EDA API - the tool-agnostic file format which is used to pass all information needed by the backends such as the list of files to read and tool options - has seen some changes and will continue to do so in the future. For this reason, it has gained a version field so that external projects which want to read EDA API files will know what to expect in the file. Properly formalizing the EDA API is still a task at hand, but is getting more prioritized now as there are external projects interested in using this format so that they can reuse either the FuseSoC core files and dependency handler or the EDA tool wrappers. This means it's pretty rude to make arbitrary changes to the format without at least informing about it.
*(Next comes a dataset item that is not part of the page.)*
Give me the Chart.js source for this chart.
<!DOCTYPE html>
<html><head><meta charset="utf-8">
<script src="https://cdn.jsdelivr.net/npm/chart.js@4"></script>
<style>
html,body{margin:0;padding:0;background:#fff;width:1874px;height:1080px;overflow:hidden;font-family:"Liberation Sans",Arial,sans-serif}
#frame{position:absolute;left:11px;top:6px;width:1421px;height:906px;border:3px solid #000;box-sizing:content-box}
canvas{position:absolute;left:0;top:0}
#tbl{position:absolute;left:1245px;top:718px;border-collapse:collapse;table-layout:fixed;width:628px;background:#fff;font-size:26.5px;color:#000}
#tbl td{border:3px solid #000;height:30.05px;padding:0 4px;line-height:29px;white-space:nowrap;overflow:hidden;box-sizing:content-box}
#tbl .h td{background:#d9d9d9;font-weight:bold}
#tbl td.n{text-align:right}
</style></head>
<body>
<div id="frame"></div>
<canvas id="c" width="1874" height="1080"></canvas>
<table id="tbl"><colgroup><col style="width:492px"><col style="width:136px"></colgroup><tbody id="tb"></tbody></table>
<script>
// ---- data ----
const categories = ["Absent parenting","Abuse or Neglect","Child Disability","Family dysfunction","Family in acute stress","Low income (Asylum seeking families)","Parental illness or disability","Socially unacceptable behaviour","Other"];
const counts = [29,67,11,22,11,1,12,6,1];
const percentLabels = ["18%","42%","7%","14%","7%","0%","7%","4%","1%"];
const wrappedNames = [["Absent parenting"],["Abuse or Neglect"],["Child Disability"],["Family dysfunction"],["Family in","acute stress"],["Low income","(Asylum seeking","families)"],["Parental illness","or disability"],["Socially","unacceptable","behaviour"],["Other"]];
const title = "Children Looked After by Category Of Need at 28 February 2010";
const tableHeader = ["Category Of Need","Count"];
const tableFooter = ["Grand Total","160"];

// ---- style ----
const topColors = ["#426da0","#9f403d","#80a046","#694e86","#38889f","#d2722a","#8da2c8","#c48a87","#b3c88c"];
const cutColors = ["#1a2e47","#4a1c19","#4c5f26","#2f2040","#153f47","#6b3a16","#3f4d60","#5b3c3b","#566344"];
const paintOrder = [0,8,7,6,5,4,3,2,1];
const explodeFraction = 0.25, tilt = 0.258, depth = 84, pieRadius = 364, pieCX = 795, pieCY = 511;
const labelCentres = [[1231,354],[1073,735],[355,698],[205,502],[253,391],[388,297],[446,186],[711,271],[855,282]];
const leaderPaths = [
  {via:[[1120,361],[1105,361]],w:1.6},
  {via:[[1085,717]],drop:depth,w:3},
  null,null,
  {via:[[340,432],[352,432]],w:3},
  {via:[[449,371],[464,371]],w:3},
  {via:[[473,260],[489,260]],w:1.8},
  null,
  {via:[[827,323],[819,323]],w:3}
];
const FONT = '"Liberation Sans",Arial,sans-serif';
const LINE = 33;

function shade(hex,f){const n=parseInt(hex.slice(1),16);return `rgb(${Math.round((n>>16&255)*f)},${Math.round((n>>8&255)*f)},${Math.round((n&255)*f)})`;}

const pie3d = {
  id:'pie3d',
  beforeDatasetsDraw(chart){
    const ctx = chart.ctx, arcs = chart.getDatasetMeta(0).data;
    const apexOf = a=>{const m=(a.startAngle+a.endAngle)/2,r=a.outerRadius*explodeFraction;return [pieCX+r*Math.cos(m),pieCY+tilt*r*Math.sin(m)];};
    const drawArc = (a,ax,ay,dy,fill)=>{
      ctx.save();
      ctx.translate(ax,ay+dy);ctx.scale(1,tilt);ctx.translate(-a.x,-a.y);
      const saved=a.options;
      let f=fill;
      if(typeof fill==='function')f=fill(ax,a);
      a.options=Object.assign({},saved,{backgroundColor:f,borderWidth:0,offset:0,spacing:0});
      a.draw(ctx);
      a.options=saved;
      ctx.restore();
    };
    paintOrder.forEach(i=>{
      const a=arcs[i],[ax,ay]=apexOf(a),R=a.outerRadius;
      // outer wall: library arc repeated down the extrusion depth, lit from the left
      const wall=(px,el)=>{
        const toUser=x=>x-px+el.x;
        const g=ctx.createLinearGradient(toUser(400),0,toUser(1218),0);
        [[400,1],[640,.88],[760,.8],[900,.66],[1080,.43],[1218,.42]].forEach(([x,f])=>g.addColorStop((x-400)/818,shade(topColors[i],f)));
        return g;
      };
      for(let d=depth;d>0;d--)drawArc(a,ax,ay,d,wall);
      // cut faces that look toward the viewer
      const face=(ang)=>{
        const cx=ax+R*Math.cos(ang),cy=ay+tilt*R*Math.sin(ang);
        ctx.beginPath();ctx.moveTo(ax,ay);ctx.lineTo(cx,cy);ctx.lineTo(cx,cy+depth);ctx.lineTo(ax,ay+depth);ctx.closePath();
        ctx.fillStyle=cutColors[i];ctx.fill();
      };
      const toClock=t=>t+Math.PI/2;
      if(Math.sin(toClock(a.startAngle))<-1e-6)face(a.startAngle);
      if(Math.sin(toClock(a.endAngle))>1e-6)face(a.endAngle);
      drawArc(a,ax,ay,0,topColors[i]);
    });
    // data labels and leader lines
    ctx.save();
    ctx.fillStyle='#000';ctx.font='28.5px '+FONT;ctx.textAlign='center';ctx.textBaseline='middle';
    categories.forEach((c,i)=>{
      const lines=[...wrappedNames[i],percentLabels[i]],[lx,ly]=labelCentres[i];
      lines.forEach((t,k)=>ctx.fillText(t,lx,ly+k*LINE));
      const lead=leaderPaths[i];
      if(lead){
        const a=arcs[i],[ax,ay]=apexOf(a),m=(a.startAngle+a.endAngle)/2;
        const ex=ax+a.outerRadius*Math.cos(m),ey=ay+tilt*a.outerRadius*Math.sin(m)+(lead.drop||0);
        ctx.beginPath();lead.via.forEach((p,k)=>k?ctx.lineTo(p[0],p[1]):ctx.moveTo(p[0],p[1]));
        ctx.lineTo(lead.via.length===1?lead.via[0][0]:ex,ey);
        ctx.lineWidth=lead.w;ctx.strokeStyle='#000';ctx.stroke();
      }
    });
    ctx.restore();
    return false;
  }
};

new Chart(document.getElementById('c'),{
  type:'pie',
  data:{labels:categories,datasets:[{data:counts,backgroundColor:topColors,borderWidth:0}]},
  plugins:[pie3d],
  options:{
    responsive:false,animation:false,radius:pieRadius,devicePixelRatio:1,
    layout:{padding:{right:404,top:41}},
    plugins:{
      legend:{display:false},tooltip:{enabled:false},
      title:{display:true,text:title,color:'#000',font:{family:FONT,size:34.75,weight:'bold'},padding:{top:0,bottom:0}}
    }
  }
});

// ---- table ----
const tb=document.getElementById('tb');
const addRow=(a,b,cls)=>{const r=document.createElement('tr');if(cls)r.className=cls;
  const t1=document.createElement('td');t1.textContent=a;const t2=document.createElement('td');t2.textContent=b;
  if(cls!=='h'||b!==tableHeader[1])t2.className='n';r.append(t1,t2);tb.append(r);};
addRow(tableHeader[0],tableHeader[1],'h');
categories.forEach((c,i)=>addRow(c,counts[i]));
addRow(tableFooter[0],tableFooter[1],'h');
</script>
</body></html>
There are also some new commands and switches for the FuseSoC 1.8 release. Before CAPI2 you would either build an FPGA image or sim a simulation. Wiht the sight set on new tool types, none of these commands really describe what you do when you run an linter. So there is now a command called run. Going forward, this will be the main command to use when launching EDA tools through FuseSoC. The run command currently has switches for setting the desired target and tool, and can run any of the tree stages setup, build and run. Without any stages being explicitly set it will run them all. The tool can also be derived from the core description in many cases. build and sim will remain as special cases of run for the time being. sim will be the equivalent of run --target=sim and build will evaluate to run --target=sim --setup --build. The build command has also gained --tool and --target switches for overriding the default options. As for new switches, it is now possible to explicitly point out a FuseSoC config file to use with the --config option
That's all folks. Hope you like it. Please try it out and send me patches, bug reports or perfumed letters if you find anything you like or want to see improved.